▶ Problem statement
Without including the pictures, copy out every line below.

[START]

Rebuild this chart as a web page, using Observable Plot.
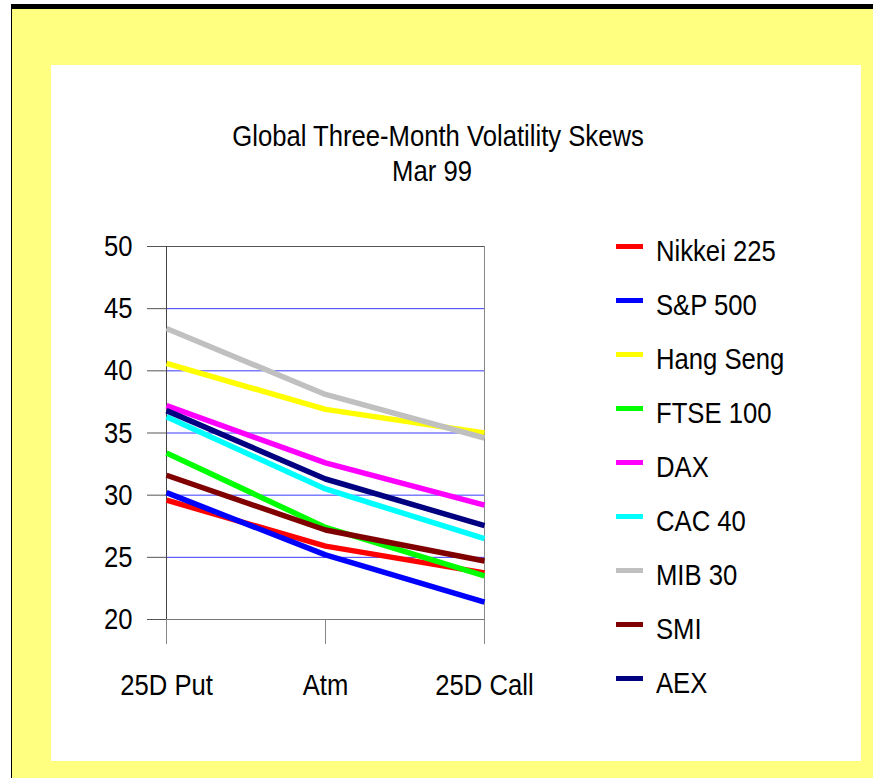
<!DOCTYPE html>
<html><head><meta charset="utf-8">
<script src="https://cdn.jsdelivr.net/npm/d3@7"></script>
<script src="https://cdn.jsdelivr.net/npm/@observablehq/plot@0.6"></script>
<style>
body{margin:0;background:#fff;}
#wrap{position:relative;width:873px;height:778px;overflow:hidden;font-family:"Liberation Sans",Arial,sans-serif;}
#topbar{position:absolute;left:11px;top:4px;width:862px;height:5px;background:#000;}
#leftbar{position:absolute;left:11px;top:4px;width:1px;height:774px;background:#000;}
#yellow{position:absolute;left:12px;top:9px;right:0;bottom:0;background:#FFFF80;}
#panel{position:absolute;left:51px;top:65px;width:810px;height:696px;background:#fff;}
#chart{position:absolute;left:0;top:0;}
.t{position:absolute;left:0;width:876px;text-align:center;color:#000;white-space:nowrap;transform:scaleX(0.855);transform-origin:438px 0;}
#title{top:118px;font-size:30px;line-height:36px;}
#sub{top:153px;font-size:30px;line-height:36px;left:-6px;}
.lg{position:absolute;left:0;top:0;}
.sw{position:absolute;width:27px;height:5px;}
.lt{position:absolute;font-size:30px;line-height:36px;white-space:nowrap;color:#000;transform:scaleX(0.855);transform-origin:0 0;}
</style></head>
<body>
<div id="wrap">
  <div id="yellow"></div>
  <div id="topbar"></div>
  <div id="leftbar"></div>
  <div id="panel"></div>
  <div id="chart"></div>
  <div class="t" id="title">Global Three-Month Volatility Skews</div>
  <div class="t" id="sub">Mar 99</div>
  <div class="lg" id="legend"></div>
</div>
<script>
const categories = ["25D Put", "Atm", "25D Call"];
const seriesNames = ["Nikkei 225", "S&P 500", "Hang Seng", "FTSE 100", "DAX", "CAC 40", "MIB 30", "SMI", "AEX"];
const seriesColors = ["#FF0000", "#0000FF", "#FFFF00", "#00FF00", "#FF00FF", "#00FFFF", "#C0C0C0", "#800000", "#000080"];
const nikkei225 = [29.6, 25.9, 23.75];
const sp500     = [30.2, 25.2, 21.4];
const hangSeng  = [40.6, 36.9, 35.0];
const ftse100   = [33.4, 27.4, 23.5];
const dax       = [37.2, 32.6, 29.2];
const cac40     = [36.3, 30.5, 26.5];
const mib30     = [43.4, 38.1, 34.6];
const smi       = [31.6, 27.2, 24.7];
const aex       = [36.8, 31.3, 27.55];
const yTicks = [20, 25, 30, 35, 40, 45, 50];
const gridTicks = [25, 30, 35, 40, 45];

const seriesValues = [nikkei225, sp500, hangSeng, ftse100, dax, cac40, mib30, smi, aex];
const rows = [];
seriesNames.forEach((s, i) => categories.forEach((c, j) => rows.push({series: s, cat: c, v: seriesValues[i][j]})));

const chart = Plot.plot({
  width: 873, height: 778,
  marginLeft: 166, marginRight: 389, marginTop: 246, marginBottom: 159,
  style: {background: "transparent", fontFamily: '"Liberation Sans",Arial,sans-serif', fontSize: "30px", color: "#000", overflow: "visible"},
  x: {type: "point", domain: categories, padding: 0, axis: null},
  y: {domain: [20, 50], axis: null},
  color: {domain: seriesNames, range: seriesColors},
  marks: [
    Plot.ruleY(gridTicks, {stroke: "#3a3aff", strokeWidth: 1}),
    Plot.ruleY([yTicks[yTicks.length - 1]], {stroke: "#555", strokeWidth: 1}),
    Plot.ruleY([yTicks[0]], {stroke: "#777", strokeWidth: 1}),
    Plot.ruleX([categories[categories.length - 1]], {y1: yTicks[0], y2: yTicks[yTicks.length - 1], stroke: "#888"}),
    Plot.ruleX([categories[0]], {y1: yTicks[0], y2: yTicks[yTicks.length - 1], stroke: "#444"}),
    Plot.axisY({ticks: yTicks, tickSize: 19, tickPadding: 15, stroke: "#555", fill: "#000", fontSize: 30, label: null, tickFormat: d => String(d)}),
    Plot.axisX({tickSize: 25, tickPadding: 29, stroke: "#888", fill: "#000", fontSize: 30, label: null}),
    Plot.line(rows, {x: "cat", y: "v", z: "series", stroke: "series", strokeWidth: 5.5, strokeLinejoin: "round", strokeLinecap: "butt"})
  ]
});
document.getElementById("chart").appendChild(chart);

// condense axis tick labels horizontally around their anchor (reference uses a narrow face)
const NS = "http://www.w3.org/2000/svg";
chart.querySelectorAll("text").forEach(t => {
  const r = t.getBoundingClientRect();
  if (!r.width) return;
  const anchor = getComputedStyle(t).textAnchor || t.getAttribute("text-anchor") || "start";
  const ax = anchor === "end" ? r.right : anchor === "middle" ? (r.left + r.right) / 2 : r.left;
  const ay = (r.top + r.bottom) / 2;
  const parent = t.parentNode;
  const m = parent.getScreenCTM();
  if (!m) return;
  const p = new DOMPoint(ax, ay).matrixTransform(m.inverse());
  const g = document.createElementNS(NS, "g");
  g.setAttribute("transform", `translate(${p.x},${p.y}) scale(0.855,1) translate(${-p.x},${-p.y})`);
  parent.insertBefore(g, t);
  g.appendChild(t);
});

const lg = document.getElementById("legend");
seriesNames.forEach((s, i) => {
  const cy = 246 + i * 54;
  const sw = document.createElement("div");
  sw.className = "sw";
  sw.style.left = "616px"; sw.style.top = (cy - 2.5) + "px"; sw.style.background = seriesColors[i];
  lg.appendChild(sw);
  const t = document.createElement("div");
  t.className = "lt";
  t.style.left = "656px"; t.style.top = (cy - 13) + "px";
  t.textContent = s;
  lg.appendChild(t);
});
</script>
</body></html>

[END]

▶ Solution to this task
Rebuild this chart as a web page, using Observable Plot.
<!DOCTYPE html>
<html><head><meta charset="utf-8">
<script src="https://cdn.jsdelivr.net/npm/d3@7"></script>
<script src="https://cdn.jsdelivr.net/npm/@observablehq/plot@0.6"></script>
<style>
body{margin:0;background:#fff;}
#wrap{position:relative;width:873px;height:778px;overflow:hidden;font-family:"Liberation Sans",Arial,sans-serif;}
#topbar{position:absolute;left:11px;top:4px;width:862px;height:5px;background:#000;}
#leftbar{position:absolute;left:11px;top:4px;width:1px;height:774px;background:#000;}
#yellow{position:absolute;left:12px;top:9px;right:0;bottom:0;background:#FFFF80;}
#panel{position:absolute;left:51px;top:65px;width:810px;height:696px;background:#fff;}
#chart{position:absolute;left:0;top:0;}
.t{position:absolute;left:0;width:876px;text-align:center;color:#000;white-space:nowrap;transform:scaleX(0.855);transform-origin:438px 0;}
#title{top:118px;font-size:30px;line-height:36px;}
#sub{top:153px;font-size:30px;line-height:36px;left:-6px;}
.lg{position:absolute;left:0;top:0;}
.sw{position:absolute;width:27px;height:5px;}
.lt{position:absolute;font-size:30px;line-height:36px;white-space:nowrap;color:#000;transform:scaleX(0.855);transform-origin:0 0;}
</style></head>
<body>
<div id="wrap">
  <div id="yellow"></div>
  <div id="topbar"></div>
  <div id="leftbar"></div>
  <div id="panel"></div>
  <div id="chart"></div>
  <div class="t" id="title">Global Three-Month Volatility Skews</div>
  <div class="t" id="sub">Mar 99</div>
  <div class="lg" id="legend"></div>
</div>
<script>
const categories = ["25D Put", "Atm", "25D Call"];
const seriesNames = ["Nikkei 225", "S&P 500", "Hang Seng", "FTSE 100", "DAX", "CAC 40", "MIB 30", "SMI", "AEX"];
const seriesColors = ["#FF0000", "#0000FF", "#FFFF00", "#00FF00", "#FF00FF", "#00FFFF", "#C0C0C0", "#800000", "#000080"];
const nikkei225 = [29.6, 25.9, 23.75];
const sp500     = [30.2, 25.2, 21.4];
const hangSeng  = [40.6, 36.9, 35.0];
const ftse100   = [33.4, 27.4, 23.5];
const dax       = [37.2, 32.6, 29.2];
const cac40     = [36.3, 30.5, 26.5];
const mib30     = [43.4, 38.1, 34.6];
const smi       = [31.6, 27.2, 24.7];
const aex       = [36.8, 31.3, 27.55];
const yTicks = [20, 25, 30, 35, 40, 45, 50];
const gridTicks = [25, 30, 35, 40, 45];

const seriesValues = [nikkei225, sp500, hangSeng, ftse100, dax, cac40, mib30, smi, aex];
const rows = [];
seriesNames.forEach((s, i) => categories.forEach((c, j) => rows.push({series: s, cat: c, v: seriesValues[i][j]})));

const chart = Plot.plot({
  width: 873, height: 778,
  marginLeft: 166, marginRight: 389, marginTop: 246, marginBottom: 159,
  style: {background: "transparent", fontFamily: '"Liberation Sans",Arial,sans-serif', fontSize: "30px", color: "#000", overflow: "visible"},
  x: {type: "point", domain: categories, padding: 0, axis: null},
  y: {domain: [20, 50], axis: null},
  color: {domain: seriesNames, range: seriesColors},
  marks: [
    Plot.ruleY(gridTicks, {stroke: "#3a3aff", strokeWidth: 1}),
    Plot.ruleY([yTicks[yTicks.length - 1]], {stroke: "#555", strokeWidth: 1}),
    Plot.ruleY([yTicks[0]], {stroke: "#777", strokeWidth: 1}),
    Plot.ruleX([categories[categories.length - 1]], {y1: yTicks[0], y2: yTicks[yTicks.length - 1], stroke: "#888"}),
    Plot.ruleX([categories[0]], {y1: yTicks[0], y2: yTicks[yTicks.length - 1], stroke: "#444"}),
    Plot.axisY({ticks: yTicks, tickSize: 19, tickPadding: 15, stroke: "#555", fill: "#000", fontSize: 30, label: null, tickFormat: d => String(d)}),
    Plot.axisX({tickSize: 25, tickPadding: 29, stroke: "#888", fill: "#000", fontSize: 30, label: null}),
    Plot.line(rows, {x: "cat", y: "v", z: "series", stroke: "series", strokeWidth: 5.5, strokeLinejoin: "round", strokeLinecap: "butt"})
  ]
});
document.getElementById("chart").appendChild(chart);

// condense axis tick labels horizontally around their anchor (reference uses a narrow face)
const NS = "http://www.w3.org/2000/svg";
chart.querySelectorAll("text").forEach(t => {
  const r = t.getBoundingClientRect();
  if (!r.width) return;
  const anchor = getComputedStyle(t).textAnchor || t.getAttribute("text-anchor") || "start";
  const ax = anchor === "end" ? r.right : anchor === "middle" ? (r.left + r.right) / 2 : r.left;
  const ay = (r.top + r.bottom) / 2;
  const parent = t.parentNode;
  const m = parent.getScreenCTM();
  if (!m) return;
  const p = new DOMPoint(ax, ay).matrixTransform(m.inverse());
  const g = document.createElementNS(NS, "g");
  g.setAttribute("transform", `translate(${p.x},${p.y}) scale(0.855,1) translate(${-p.x},${-p.y})`);
  parent.insertBefore(g, t);
  g.appendChild(t);
});

const lg = document.getElementById("legend");
seriesNames.forEach((s, i) => {
  const cy = 246 + i * 54;
  const sw = document.createElement("div");
  sw.className = "sw";
  sw.style.left = "616px"; sw.style.top = (cy - 2.5) + "px"; sw.style.background = seriesColors[i];
  lg.appendChild(sw);
  const t = document.createElement("div");
  t.className = "lt";
  t.style.left = "656px"; t.style.top = (cy - 13) + "px";
  t.textContent = s;
  lg.appendChild(t);
});
</script>
</body></html>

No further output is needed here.